The Domino Designer application development software is shifting to the Eclipse client for developing Java applications, as opposed to LotusScript, a scripting language akin to Microsoft's Visual Basic.

This does not mean, however, that scripting is being removed as an option in Domino Designer moving forward, said Jeff Eisen, chief architect for Lotus Notes at IBM Lotus. "Eclipse is the second biggest development environment to the Microsoft Windows environment, but we are not forgetting that our bread-and-butter developers are scripting," he said. "We are going to be making it easier in the Eclipse program for the scripting crowd, but I can't say anymore about that now."
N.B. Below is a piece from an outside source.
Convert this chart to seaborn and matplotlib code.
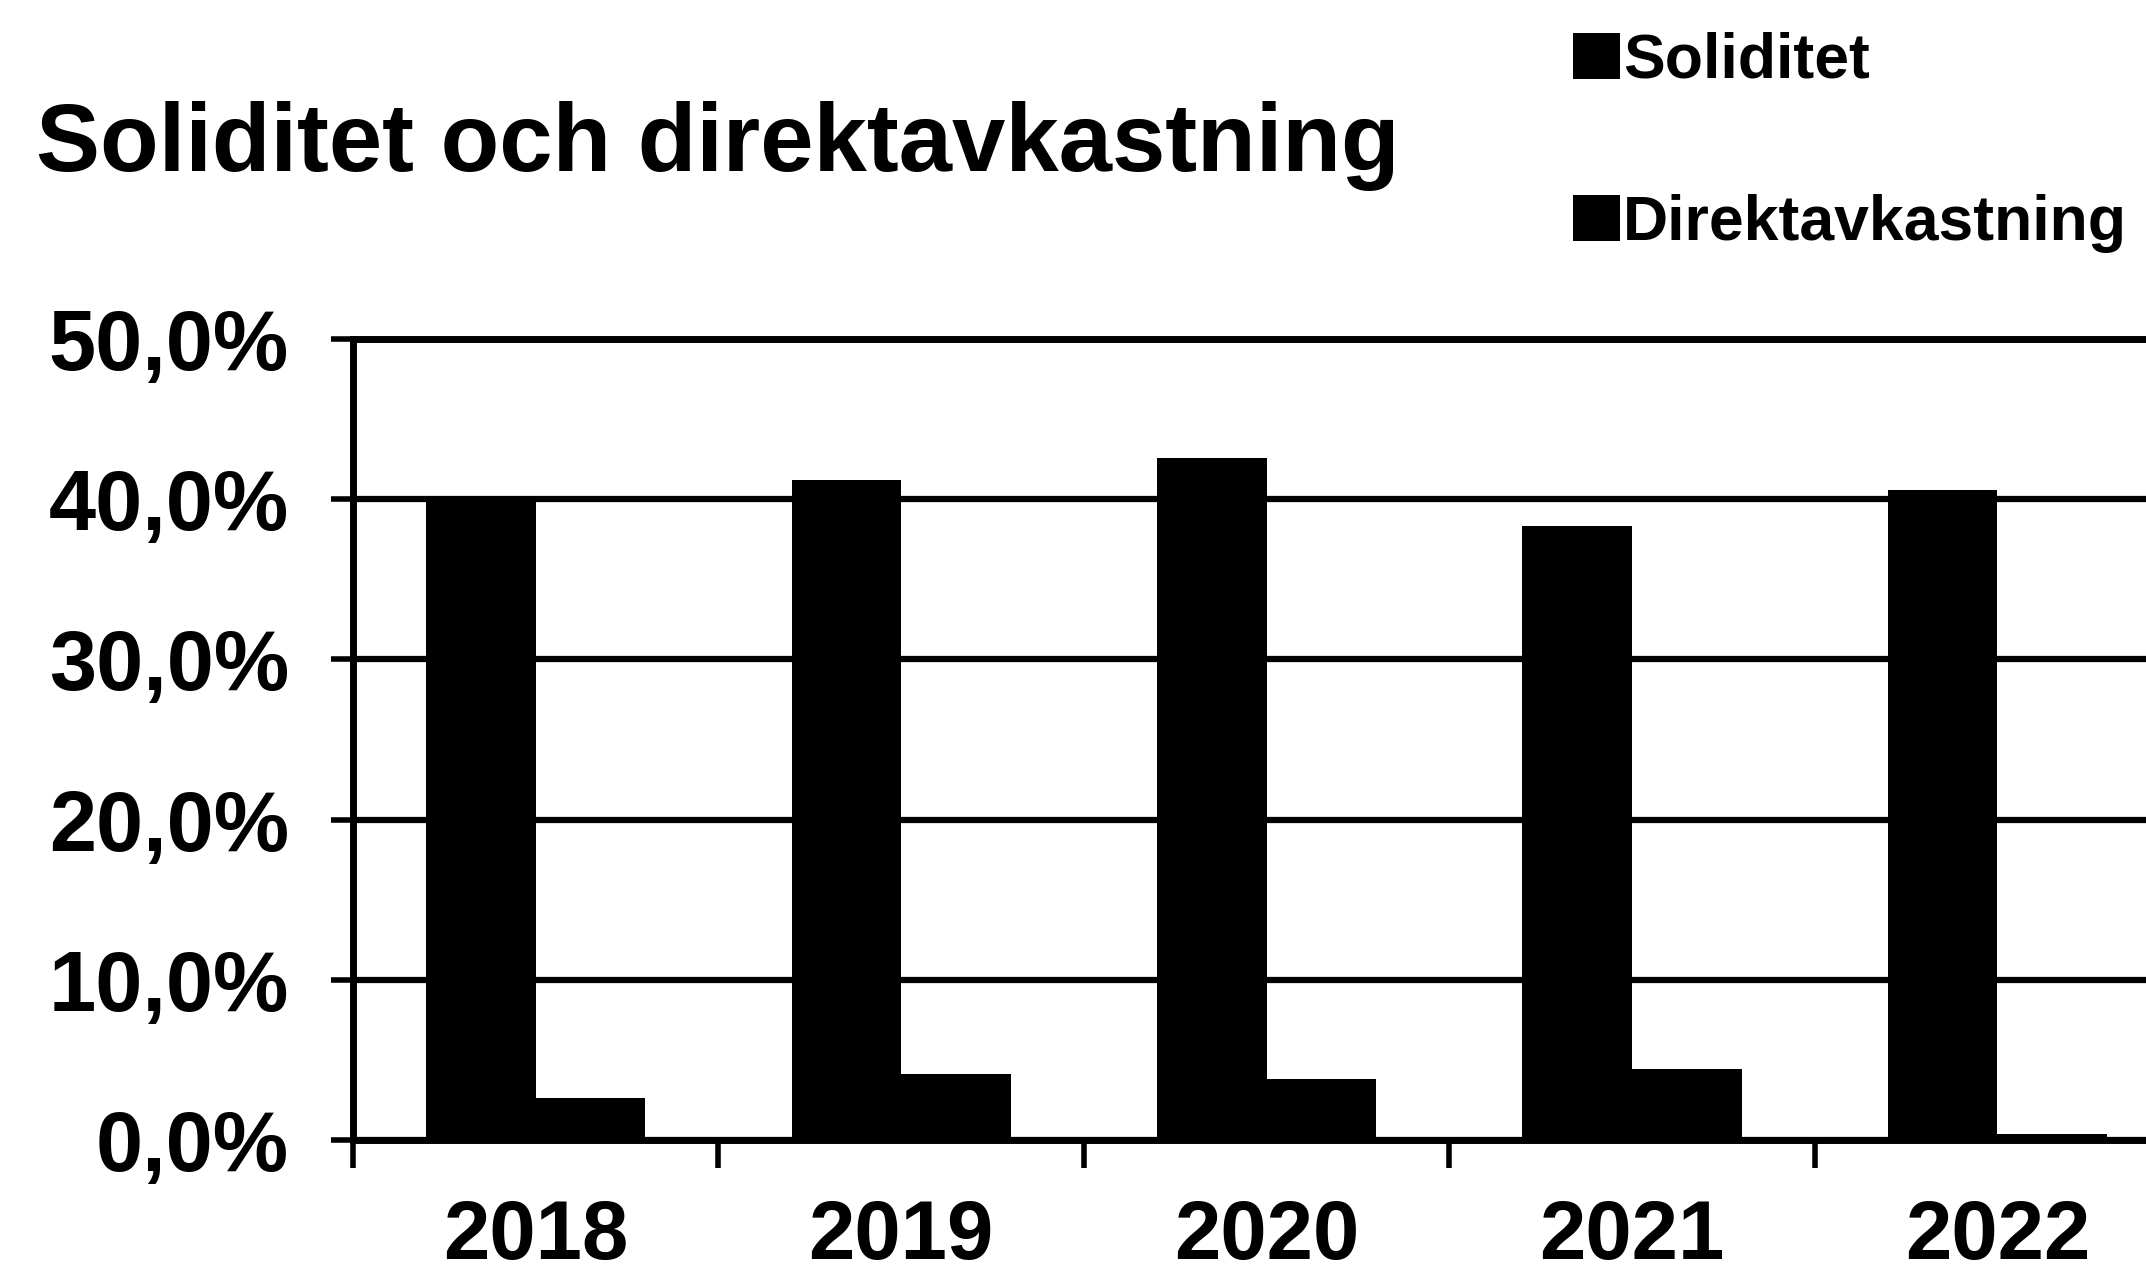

Technology for employee presence awareness and new social software possibilities were two main reasons J.M. Smucker Co., out of Orrville, Ohio, sent one of its developers, Heidi Wessel.

Wessel said the company is working with Lotus Sametime now and plans to introduce IBM's new team sharing and social networking technologies Lotus Quickr and Lotus Connections sometime in 2009.

"IBM's goals are pretty in line with where we want to go as a company," Wessel said. "On a personal note as a developer, I was excited about the direction they are heading with Domino Designer -- it being open source and Java-based."

The ability to now port development work across different product lines, such as Lotus Domino and WebSphere, had Mark Polly, a developer with business consultancy Perficient Inc. in Cleveland, Ohio, itching to get back to the office. "There's now more client-side integration with [WebSphere] Portal…. We're able to reuse things we did in Portal and translate it to Domino, so it works in both places. That's a big improvement," Polly said.

Phillip Saunders, with B/E Aerospace Inc. in Winston-Salem, N.C., was interested in the mashup tool, which, he said, will help employees develop their own composite applications, and possible integration of that tool and resulting applications with Lotus Sametime. And, he said, the new Notes and Domino/SAP integration partnership will play into his company's migration to SAP.